Como um eleitor pode apurar se um candidato é ficha limpa?

Existem muitos bancos de dados públicos para a verificação. Os tribunais de contas, por exemplo, divulgam as listas queles que tiveram as contas rejeitadas. Os Tribunais também têm ferramentas de buscas que permitem a localização de processo com base no nome das partes. E, muitas vezes, essas informações estão socialmente disponíveis. Por exemplo, a sociedade tomou conhecimento pelos meios de comunicação que houve uma condenação, então esta informação pode ser levada diretamente ao promotor e ao juiz eleitoral que tem como buscar nos meios oficiais a confirmação.

Mas o senhor não acha que, para os eleitores de classes mais baixas, fazer este levantamento ainda é uma dificuldade?

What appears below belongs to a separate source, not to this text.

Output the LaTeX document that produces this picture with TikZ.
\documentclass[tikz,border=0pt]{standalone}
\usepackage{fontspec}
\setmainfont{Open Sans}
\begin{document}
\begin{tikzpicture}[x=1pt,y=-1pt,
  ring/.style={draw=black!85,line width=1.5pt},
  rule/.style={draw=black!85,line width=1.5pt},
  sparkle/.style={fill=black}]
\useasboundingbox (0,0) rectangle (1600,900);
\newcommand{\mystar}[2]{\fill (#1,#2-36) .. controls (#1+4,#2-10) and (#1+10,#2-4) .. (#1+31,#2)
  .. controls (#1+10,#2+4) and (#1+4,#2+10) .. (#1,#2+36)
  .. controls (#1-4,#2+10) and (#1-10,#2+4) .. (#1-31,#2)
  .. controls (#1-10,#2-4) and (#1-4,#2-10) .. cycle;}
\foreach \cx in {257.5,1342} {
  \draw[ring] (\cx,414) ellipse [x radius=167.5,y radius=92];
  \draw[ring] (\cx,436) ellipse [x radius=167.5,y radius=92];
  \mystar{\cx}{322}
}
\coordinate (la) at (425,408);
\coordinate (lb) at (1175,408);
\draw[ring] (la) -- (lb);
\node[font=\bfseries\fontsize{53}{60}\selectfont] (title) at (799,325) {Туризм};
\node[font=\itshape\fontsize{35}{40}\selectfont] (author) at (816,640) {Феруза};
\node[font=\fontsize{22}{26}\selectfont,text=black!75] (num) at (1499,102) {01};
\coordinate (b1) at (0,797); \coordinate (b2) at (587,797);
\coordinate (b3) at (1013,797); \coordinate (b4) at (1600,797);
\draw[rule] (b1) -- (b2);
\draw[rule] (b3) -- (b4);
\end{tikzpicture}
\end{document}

Por isso o movimento de combate a corrupção eleitoral, que foi a rede que criou a Ficha Limpa, sempre teve uma preocupação pedagógica, nós precisamos orientar a sociedade. Por questões de valores. Muito mais que uma questão legal, a ficha limpa é uma cultura, e precisa ser disseminada em todo o país. e nós temos plena consciência que não é uma lei que fará isso. Temos que construir uma cultura cívica, com valores elevados em todo o nosso país.

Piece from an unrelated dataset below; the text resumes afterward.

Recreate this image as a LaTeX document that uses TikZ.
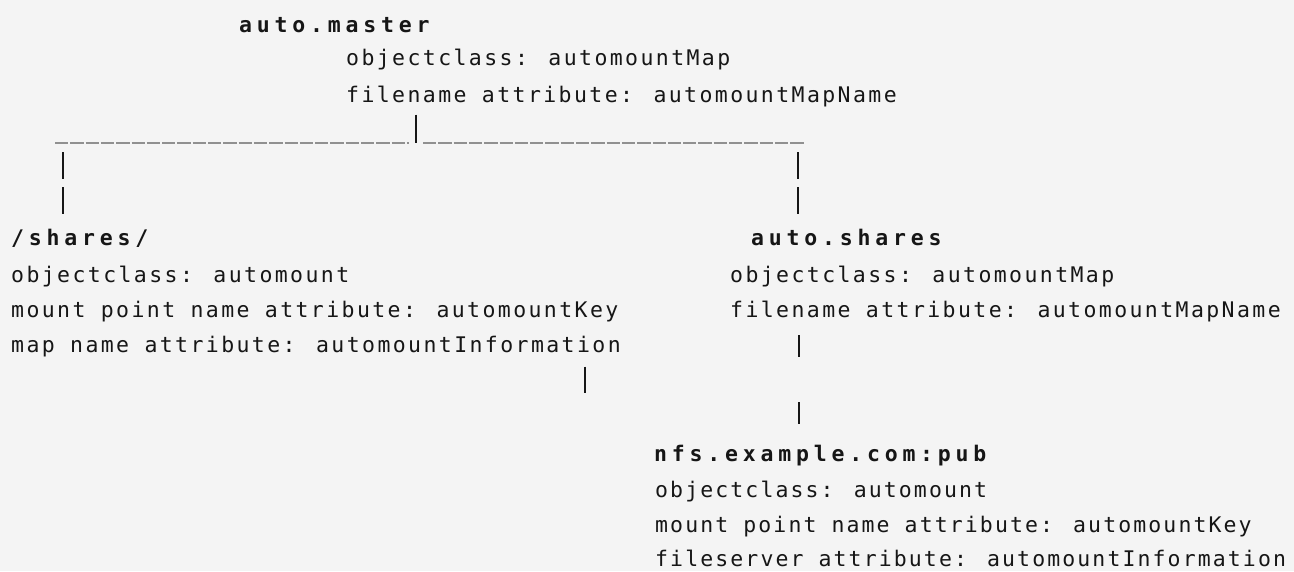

Como fica a situação dos prefeitos que tiveram as contas reprovadas pelo Tribunal de Contas, mas aprovadas pela Câmara de Vereadores? Serão considerados fichas sujas?

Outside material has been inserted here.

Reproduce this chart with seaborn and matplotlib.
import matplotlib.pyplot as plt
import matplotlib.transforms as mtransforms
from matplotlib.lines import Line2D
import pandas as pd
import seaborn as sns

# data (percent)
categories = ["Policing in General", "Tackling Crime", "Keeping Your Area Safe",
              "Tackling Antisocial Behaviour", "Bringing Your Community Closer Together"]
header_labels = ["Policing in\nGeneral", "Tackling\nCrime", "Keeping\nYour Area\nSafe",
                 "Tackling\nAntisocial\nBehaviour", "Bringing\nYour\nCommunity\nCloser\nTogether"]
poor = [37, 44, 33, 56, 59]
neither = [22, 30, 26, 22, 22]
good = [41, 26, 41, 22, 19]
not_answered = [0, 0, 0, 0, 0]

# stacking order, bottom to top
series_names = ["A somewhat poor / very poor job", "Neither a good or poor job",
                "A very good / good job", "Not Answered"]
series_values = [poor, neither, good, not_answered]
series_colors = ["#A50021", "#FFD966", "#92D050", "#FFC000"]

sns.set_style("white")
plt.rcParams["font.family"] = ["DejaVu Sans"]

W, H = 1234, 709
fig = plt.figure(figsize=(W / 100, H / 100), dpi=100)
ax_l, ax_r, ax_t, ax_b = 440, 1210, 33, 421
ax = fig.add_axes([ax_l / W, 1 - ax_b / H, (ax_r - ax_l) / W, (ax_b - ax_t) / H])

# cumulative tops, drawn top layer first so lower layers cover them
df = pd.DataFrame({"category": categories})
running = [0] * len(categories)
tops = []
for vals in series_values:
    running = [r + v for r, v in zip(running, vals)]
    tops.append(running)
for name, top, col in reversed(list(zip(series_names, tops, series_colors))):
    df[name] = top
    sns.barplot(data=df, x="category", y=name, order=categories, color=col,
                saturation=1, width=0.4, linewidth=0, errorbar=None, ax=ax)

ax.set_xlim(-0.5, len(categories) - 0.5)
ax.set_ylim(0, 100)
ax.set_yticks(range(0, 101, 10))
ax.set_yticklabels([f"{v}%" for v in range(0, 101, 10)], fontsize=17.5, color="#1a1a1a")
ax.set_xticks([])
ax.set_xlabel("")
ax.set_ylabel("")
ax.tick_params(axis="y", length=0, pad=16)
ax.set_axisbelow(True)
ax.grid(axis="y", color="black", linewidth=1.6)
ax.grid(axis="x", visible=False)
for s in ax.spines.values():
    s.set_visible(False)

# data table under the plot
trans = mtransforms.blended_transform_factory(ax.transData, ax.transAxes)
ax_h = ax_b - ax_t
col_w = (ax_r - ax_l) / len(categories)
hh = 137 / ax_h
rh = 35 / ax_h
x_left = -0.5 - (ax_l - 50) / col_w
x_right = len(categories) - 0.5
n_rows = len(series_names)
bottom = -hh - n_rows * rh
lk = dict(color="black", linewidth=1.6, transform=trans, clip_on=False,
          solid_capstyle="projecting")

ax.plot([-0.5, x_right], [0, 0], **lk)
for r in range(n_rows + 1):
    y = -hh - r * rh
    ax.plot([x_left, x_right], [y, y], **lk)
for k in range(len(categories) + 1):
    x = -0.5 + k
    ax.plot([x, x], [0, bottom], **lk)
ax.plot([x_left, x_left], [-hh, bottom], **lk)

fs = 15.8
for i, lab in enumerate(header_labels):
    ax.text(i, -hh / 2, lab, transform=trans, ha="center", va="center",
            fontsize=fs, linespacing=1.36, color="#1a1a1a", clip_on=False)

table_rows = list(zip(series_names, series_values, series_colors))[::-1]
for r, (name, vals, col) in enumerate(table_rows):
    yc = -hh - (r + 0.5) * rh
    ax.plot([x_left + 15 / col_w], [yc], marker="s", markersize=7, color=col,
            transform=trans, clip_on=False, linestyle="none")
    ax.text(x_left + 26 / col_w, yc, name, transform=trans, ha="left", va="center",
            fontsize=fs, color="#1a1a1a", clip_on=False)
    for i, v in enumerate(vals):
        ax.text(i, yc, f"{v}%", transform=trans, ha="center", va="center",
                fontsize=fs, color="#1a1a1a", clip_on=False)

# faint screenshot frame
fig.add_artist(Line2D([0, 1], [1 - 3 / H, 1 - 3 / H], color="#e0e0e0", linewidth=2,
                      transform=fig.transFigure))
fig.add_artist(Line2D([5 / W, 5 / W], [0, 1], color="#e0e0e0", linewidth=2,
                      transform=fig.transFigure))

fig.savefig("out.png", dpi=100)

É uma situação que vai gerar muita dúvida nestas eleições. Os prefeitos que atuaram pessoalmente movimentando o dinheiro público, usurpando a função de técnicos do município, que deveriam fazer este trabalho, eles são tratados pela Lei da Ficha Limpa não como chefes de poder, mas contratados pelos técnicos que tiveram as atividades usurpadas. Essa matéria foi considerada constitucional pelo Supremo também. Prefeitos que tiveram as contas rejeitadas, e que agiram como ordenadores de despesas, se tornam inelegíveis pelo Tribunal de Contas, e não a Câmara de Vereadores, que normalmente são submissas aos prefeitos. Essa hipótese vai gerar um grande parte das inelegibilidades previstas na Lei da Ficha Limpa.